As rough around the edges as Martin ‘Atchitt and his crass anonymous narrator feel through Milligan’s script, Swain’s blending and use of vibrant colors not only softens the feel of the book, but adds a childlike element that can’t help but create the feel of a fairytale or fantasy. This is particularly noticeable with Martin himself, whose life and experiences are so harsh and hardened that it’s easy to forget that he’s only meant to be 15 years old — something Swain makes up for by rounding Martin’s face and making him as curious, plump, and pouty as any 15 year old should be.
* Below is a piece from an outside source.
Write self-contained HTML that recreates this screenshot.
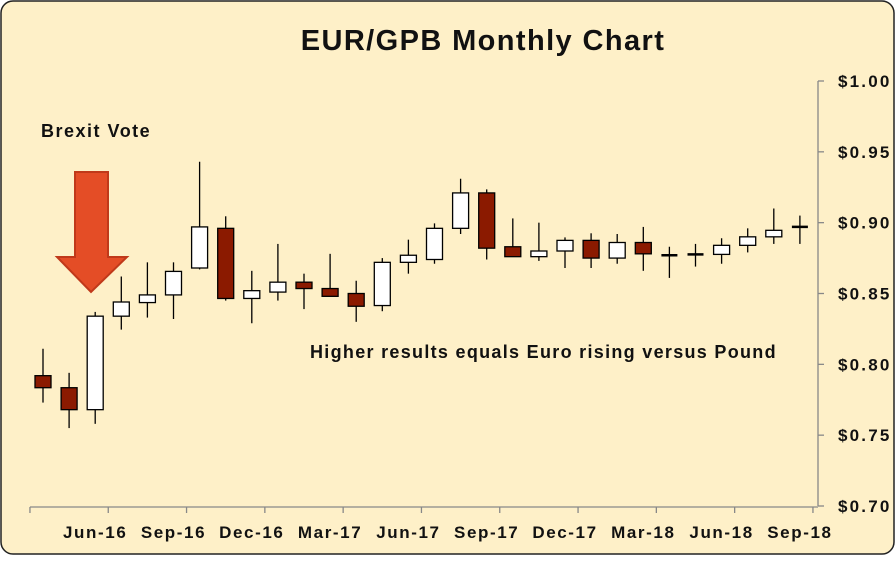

This same softness comes out through Swain’s colors during Martin’s tryst with the group of hippie women who help him and offer him a weed cake: bright colors softly smudged to create a new atmosphere for the contrasting anguish of Martin’s prescience in the scene. Along similar lines, as Martin’s anger mounts as the book comes to its natural, violent conclusion, the colors become more bold and sure with less attention paid to softness and all the more to creating layers of chaos. By the story’s end, Martin’s likeness is muddied, bloodied, and layered with shading and contrasting colors; matching his mindset and matching the feeling for where Milligan ends the story.
For all that SKIN plants its roots in some horrific and sometimes ridiculous (and ridiculously offensive) moments, Swain’s art in particular is something that remains uncompromised, having stood the test of time with vibrancy and aplomb.
SKIN is far from the last remarkable work created by Milligan and McCarthy. Milligan, especially, is still wildly popular within the comics community and still regularly helps create thought-provoking and wildly vivacious works for publishers such as Ahoy, Vault, and AWA. For all of their continued success, SKIN remains one of their most impressive pieces of work. Much like their other collaborative strips such as Rogan Gosh or Sooner or Later, it’s another class conscious narrative where the working class exceeds expectations, and are willing to push beyond the boundaries set for them. Like the story itself, SKIN proves, still after all these years, to be nothing short of exceptional in truly surprising and shocking ways.